Well for Rust and other typed languages, it’s not normal. They need structure. You can represent JSON as the types represented in the spec, but that turns JSON into the worst of every world. It lacks meaningful types that play well in typed languages, and it’s neither simple nor satisfying to use.

What we need is a way to translate JSON into something like a JavaScript object, except in Rust. We need to translate JSON to a struct.

The code in this series can be found at wasmflow/node-to-rust

This guide is not a comprehensive Rust tutorial. This guide tries to balance technical accuracy with readability and errs on the side of “gets the point across” vs being 100% correct. If you have a correction or think something needs deeper clarification, send a note on Twitter at @jsoverson, @candle_corp, or join our Discord channel.

Enter serde

serde (short for Serialization/Deserialization) is a magical crate. With a single line of code, you can serialize your data structures to and from dozens of formats. Serde itself provides the Serialize and Deserialize traits that let you define how a data structure should be serialized. It doesn’t actually serialize anything. That’s what other crates are for. We’ve already used one such crate, rmp-serde, to encode data into the MessagePack format. We didn’t need to know anything about serde because we were serializing common structures. If we want to make anything new, then we must implement the traits.

Luckily, serde makes this easy with its derive feature. You can get away with serializing most things automatically by deriving Serialize and/or Deserialize like this:

use serde::{Deserialize, Serialize};

#[derive(Serialize, Deserialize)]
struct Author {
    first: String,
    last: String,
}

Once you’ve implemented one or both traits, you get automagic support for any format in the serde ecosystem.

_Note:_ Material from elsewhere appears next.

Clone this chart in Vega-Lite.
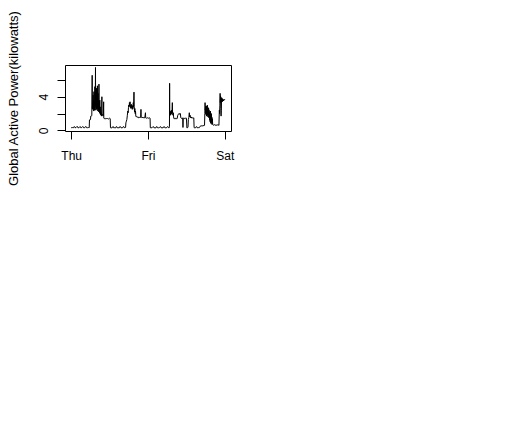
{
  "$schema": "https://vega.github.io/schema/vega-lite/v6.json",
  "autosize": "none",
  "width": 166,
  "height": 66,
  "padding": {"left": 65, "top": 65, "right": 298, "bottom": 293},
  "background": "white",
  "config": {
    "view": {"stroke": "black", "strokeWidth": 1},
    "font": "Liberation Sans",
    "axis": {"grid": false, "domain": false, "tickColor": "black", "tickSize": 8, "labelColor": "black", "labelFontSize": 12, "labelFont": "Liberation Sans", "titleFont": "Liberation Sans", "titleColor": "black", "titleFontWeight": "normal"}
  },
  "data": {"values": [
    {"h":0.00,"p":0.33},{"h":0.25,"p":0.32},{"h":0.50,"p":0.34},{"h":0.70,"p":0.32},{"h":0.90,"p":0.45},{"h":1.05,"p":0.44},{"h":1.20,"p":0.32},{"h":1.50,"p":0.33},{"h":1.80,"p":0.47},{"h":1.95,"p":0.46},{"h":2.10,"p":0.32},{"h":2.40,"p":0.31},{"h":2.70,"p":0.44},{"h":2.85,"p":0.45},{"h":3.00,"p":0.32},{"h":3.30,"p":0.33},{"h":3.60,"p":0.46},{"h":3.75,"p":0.44},{"h":3.90,"p":0.32},{"h":4.20,"p":0.31},{"h":4.50,"p":0.45},{"h":4.65,"p":0.46},{"h":4.80,"p":0.33},{"h":5.10,"p":0.32},{"h":5.40,"p":0.34},{"h":5.65,"p":0.33},
    {"h":5.72,"p":1.25},{"h":5.90,"p":1.3},{"h":6.05,"p":1.28},{"h":6.12,"p":1.7},{"h":6.30,"p":1.72},{"h":6.45,"p":1.75},
    {"h":6.57,"p":6.55},{"h":6.62,"p":2.6},{"h":6.70,"p":3.2},{"h":6.77,"p":2.5},{"h":6.84,"p":4.2},{"h":6.91,"p":2.6},{"h":6.98,"p":3.6},{"h":7.05,"p":2.3},{"h":7.12,"p":4.6},{"h":7.19,"p":2.8},{"h":7.26,"p":3.3},{"h":7.33,"p":2.4},{"h":7.40,"p":5.2},{"h":7.47,"p":2.9},{"h":7.54,"p":3.4},{"h":7.60,"p":7.48},{"h":7.64,"p":3.0},{"h":7.71,"p":2.4},{"h":7.78,"p":4.1},{"h":7.85,"p":2.7},{"h":7.92,"p":5.0},{"h":7.99,"p":2.5},{"h":8.06,"p":3.8},{"h":8.13,"p":2.6},{"h":8.20,"p":5.3},{"h":8.27,"p":3.0},{"h":8.34,"p":2.3},{"h":8.41,"p":4.4},{"h":8.48,"p":2.6},{"h":8.55,"p":3.5},{"h":8.62,"p":2.2},{"h":8.68,"p":5.5},{"h":8.74,"p":2.4},{"h":8.81,"p":3.4},{"h":8.88,"p":2.1},{"h":8.95,"p":3.6},{"h":9.02,"p":2.0},{"h":9.09,"p":2.8},{"h":9.16,"p":1.9},{"h":9.23,"p":2.2},{"h":9.30,"p":1.8},{"h":9.40,"p":2.0},{"h":9.50,"p":1.7},{"h":9.60,"p":4.0},{"h":9.66,"p":1.9},{"h":9.75,"p":1.8},{"h":9.85,"p":1.9},{"h":9.95,"p":1.7},{"h":10.05,"p":1.8},{"h":10.15,"p":3.4},{"h":10.20,"p":1.45},{"h":10.40,"p":1.4},{"h":10.60,"p":1.45},{"h":10.80,"p":1.35},{"h":11.00,"p":1.4},{"h":11.20,"p":1.45},{"h":11.40,"p":1.4},{"h":11.60,"p":1.35},{"h":11.80,"p":1.4},{"h":12.00,"p":1.45},{"h":12.20,"p":1.4},
    {"h":12.28,"p":0.32},{"h":12.50,"p":0.3},{"h":12.80,"p":0.31},{"h":13.00,"p":0.44},{"h":13.15,"p":0.45},{"h":13.30,"p":0.31},{"h":13.60,"p":0.32},{"h":13.90,"p":0.3},{"h":14.10,"p":0.46},{"h":14.25,"p":0.44},{"h":14.40,"p":0.31},{"h":14.70,"p":0.32},{"h":15.00,"p":0.3},{"h":15.20,"p":0.45},{"h":15.40,"p":0.44},{"h":15.55,"p":0.32},{"h":15.85,"p":0.31},{"h":16.10,"p":0.33},{"h":16.30,"p":0.46},{"h":16.45,"p":0.45},{"h":16.60,"p":0.32},{"h":16.85,"p":0.33},{"h":17.00,"p":0.35},
    {"h":17.10,"p":0.9},{"h":17.25,"p":1.1},{"h":17.40,"p":1.3},{"h":17.55,"p":1.8},{"h":17.70,"p":2.3},{"h":17.80,"p":2.1},{"h":17.90,"p":2.7},{"h":18.00,"p":3.0},{"h":18.10,"p":2.8},{"h":18.20,"p":3.3},{"h":18.30,"p":2.9},{"h":18.40,"p":3.4},{"h":18.50,"p":2.7},{"h":18.60,"p":3.0},{"h":18.70,"p":2.6},{"h":18.80,"p":3.1},{"h":18.90,"p":2.7},{"h":19.00,"p":3.0},{"h":19.10,"p":2.5},{"h":19.20,"p":2.9},{"h":19.30,"p":2.6},{"h":19.40,"p":3.3},{"h":19.50,"p":2.8},{"h":19.62,"p":4.55},{"h":19.70,"p":2.8},{"h":19.80,"p":2.2},{"h":19.90,"p":2.6},{"h":20.00,"p":2.0},{"h":20.10,"p":2.3},{"h":20.20,"p":1.7},{"h":20.35,"p":1.6},{"h":20.50,"p":1.65},{"h":20.65,"p":1.55},{"h":20.80,"p":1.6},{"h":20.95,"p":1.6},{"h":21.10,"p":1.5},{"h":21.30,"p":1.55},{"h":21.50,"p":1.5},{"h":21.70,"p":1.55},{"h":21.80,"p":2.5},{"h":21.88,"p":1.6},{"h":22.10,"p":1.5},{"h":22.40,"p":1.55},{"h":22.70,"p":1.5},{"h":23.00,"p":1.5},{"h":23.20,"p":2.1},{"h":23.28,"p":1.5},{"h":23.50,"p":1.45},{"h":23.80,"p":1.5},{"h":24.10,"p":1.45},{"h":24.40,"p":1.5},{"h":24.65,"p":1.45},
    {"h":24.72,"p":0.32},{"h":25.00,"p":0.31},{"h":25.30,"p":0.33},{"h":25.55,"p":0.45},{"h":25.70,"p":0.44},{"h":25.85,"p":0.32},{"h":26.15,"p":0.31},{"h":26.45,"p":0.3},{"h":26.65,"p":0.44},{"h":26.80,"p":0.46},{"h":26.95,"p":0.32},{"h":27.25,"p":0.31},{"h":27.55,"p":0.33},{"h":27.80,"p":0.45},{"h":27.95,"p":0.44},{"h":28.10,"p":0.31},{"h":28.40,"p":0.32},{"h":28.70,"p":0.3},{"h":28.95,"p":0.45},{"h":29.10,"p":0.44},{"h":29.25,"p":0.32},{"h":29.55,"p":0.31},{"h":29.85,"p":0.33},{"h":30.10,"p":0.45},{"h":30.25,"p":0.44},{"h":30.40,"p":0.32},{"h":30.65,"p":0.33},
    {"h":30.70,"p":0.5},{"h":30.75,"p":5.6},{"h":30.80,"p":1.9},{"h":30.90,"p":2.3},{"h":31.00,"p":1.8},{"h":31.10,"p":2.2},{"h":31.20,"p":1.9},{"h":31.30,"p":2.4},{"h":31.40,"p":2.0},{"h":31.50,"p":2.2},{"h":31.60,"p":3.3},{"h":31.68,"p":2.0},{"h":31.80,"p":1.8},{"h":31.90,"p":2.1},{"h":32.00,"p":1.6},{"h":32.10,"p":1.4},{"h":32.30,"p":1.4},{"h":32.50,"p":1.45},{"h":32.70,"p":1.35},{"h":32.90,"p":1.4},{"h":33.10,"p":1.4},{"h":33.30,"p":1.8},{"h":33.40,"p":1.9},{"h":33.55,"p":1.95},{"h":33.70,"p":1.9},{"h":33.85,"p":2.0},{"h":34.00,"p":1.9},{"h":34.10,"p":2.0},{"h":34.25,"p":1.5},{"h":34.40,"p":1.45},{"h":34.70,"p":1.4},{"h":34.85,"p":1.5},{"h":34.92,"p":0.35},{"h":35.00,"p":1.4},{"h":35.20,"p":1.45},{"h":35.40,"p":1.4},{"h":35.60,"p":1.5},{"h":35.80,"p":1.4},{"h":36.00,"p":1.45},{"h":36.15,"p":0.3},{"h":36.35,"p":0.32},{"h":36.50,"p":0.4},{"h":36.60,"p":1.3},{"h":36.75,"p":1.5},{"h":36.90,"p":2.1},{"h":37.00,"p":1.6},{"h":37.15,"p":1.8},{"h":37.30,"p":1.5},{"h":37.50,"p":1.6},{"h":37.70,"p":1.45},{"h":37.90,"p":1.5},{"h":38.10,"p":1.45},{"h":38.30,"p":1.5},
    {"h":38.40,"p":0.33},{"h":38.60,"p":0.31},{"h":38.90,"p":0.32},{"h":39.10,"p":0.45},{"h":39.25,"p":0.44},{"h":39.40,"p":0.31},{"h":39.70,"p":0.33},{"h":40.00,"p":0.32},{"h":40.30,"p":0.5},{"h":40.60,"p":0.55},{"h":40.90,"p":0.52},{"h":41.20,"p":0.58},{"h":41.50,"p":0.55},{"h":41.65,"p":0.6},
    {"h":41.75,"p":2.0},{"h":41.82,"p":3.3},{"h":41.89,"p":2.4},{"h":41.96,"p":2.8},{"h":42.03,"p":1.9},{"h":42.10,"p":2.9},{"h":42.17,"p":2.1},{"h":42.24,"p":2.6},{"h":42.31,"p":1.7},{"h":42.38,"p":2.9},{"h":42.45,"p":2.2},{"h":42.52,"p":3.0},{"h":42.59,"p":1.8},{"h":42.66,"p":2.5},{"h":42.73,"p":1.6},{"h":42.80,"p":2.7},{"h":42.87,"p":1.9},{"h":42.94,"p":2.6},{"h":43.01,"p":1.5},{"h":43.08,"p":2.4},{"h":43.15,"p":1.6},{"h":43.22,"p":2.0},{"h":43.29,"p":1.2},{"h":43.36,"p":2.2},{"h":43.43,"p":1.0},{"h":43.50,"p":2.3},{"h":43.57,"p":0.9},{"h":43.64,"p":1.8},{"h":43.71,"p":0.8},{"h":43.78,"p":2.0},{"h":43.85,"p":1.0},{"h":43.92,"p":1.6},{"h":44.00,"p":0.7},{"h":44.10,"p":1.4},{"h":44.20,"p":0.7},{"h":44.40,"p":0.65},{"h":44.60,"p":0.6},{"h":44.80,"p":0.7},{"h":45.00,"p":0.6},{"h":45.20,"p":0.65},{"h":45.40,"p":0.6},{"h":45.60,"p":0.7},{"h":45.80,"p":0.6},{"h":46.00,"p":0.65},{"h":46.15,"p":0.6},
    {"h":46.28,"p":2.4},{"h":46.36,"p":2.0},{"h":46.44,"p":3.0},{"h":46.52,"p":4.4},{"h":46.58,"p":3.3},{"h":46.66,"p":4.1},{"h":46.74,"p":2.6},{"h":46.82,"p":1.7},{"h":46.90,"p":2.4},{"h":46.98,"p":3.9},{"h":47.06,"p":3.5},{"h":47.14,"p":3.8},{"h":47.22,"p":3.4},{"h":47.30,"p":3.7},{"h":47.40,"p":3.5},{"h":47.50,"p":3.6},{"h":47.60,"p":3.5},{"h":47.70,"p":3.7},{"h":47.80,"p":3.6},{"h":47.90,"p":3.65},{"h":47.98,"p":3.7}
  ]},
  "mark": {"type": "line", "color": "black", "strokeWidth": 1, "clip": true},
  "encoding": {
    "x": {"field": "h", "type": "quantitative", "scale": {"domain": [-1.92, 49.92], "nice": false, "zero": false},
      "axis": {"title": null, "values": [0, 24, 48], "labelExpr": "datum.value == 0 ? 'Thu' : datum.value == 24 ? 'Fri' : 'Sat'", "labelPadding": 11, "labelFlush": false}},
    "y": {"field": "p", "type": "quantitative", "scale": {"domain": [-0.07, 7.77], "nice": false, "zero": false},
      "axis": {"title": "Global Active Power(kilowatts)", "titleFontSize": 13, "titlePadding": 17, "values": [0, 2, 4, 6], "labelExpr": "datum.value % 4 == 0 ? datum.label : ''", "labelAngle": -90, "labelAlign": "center", "labelBaseline": "alphabetic", "labelPadding": 10}}
  }
}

The code below derives serde’s Deserialize and Serialize traits and uses serde_json & rmp-serde to transform a structure to and from JSON and MessagePack.

Notice how we explicitly specify the types we deserialize into on lines 20 & 22. This is the only way the deserializer will know what to output.

use serde::{Deserialize, Serialize};

#[derive(Serialize, Deserialize, Debug)]
struct Author {
    first: String,
    last: String,
}

fn main() {
    let mark_twain = Author {
        first: "Samuel".to_owned(),
        last: "Clemens".to_owned(),
    };

    let serialized_json = serde_json::to_string(&mark_twain).unwrap();
    println!("Serialized as JSON: {}", serialized_json);
    let serialized_mp = rmp_serde::to_vec(&mark_twain).unwrap();
    println!("Serialized as MessagePack: {:?}", serialized_mp);

    let deserialized_json: Author = serde_json::from_str(&serialized_json).unwrap();
    println!("Deserialized from JSON: {:?}", deserialized_json);
    let deserialized_mp: Author = rmp_serde::from_read_ref(&serialized_mp).unwrap();
    println!("Deserialized from MessagePack: {:?}", deserialized_mp);
}
$ cargo run -p day-22-serde
[snipped]
Serialized as JSON: {"first":"Samuel","last":"Clemens"}
Serialized as MessagePack: [146, 166, 83, 97, 109, 117, 101, 108, 167, 67, 108, 101, 109, 101, 110, 115]
Deserialized from JSON: Author { first: "Samuel", last: "Clemens" }
Deserialized from MessagePack: Author { first: "Samuel", last: "Clemens" }

Extending our CLI

This project builds off the previous three days. It’s not critical that you have the foundation to make use of the code here, but it helps.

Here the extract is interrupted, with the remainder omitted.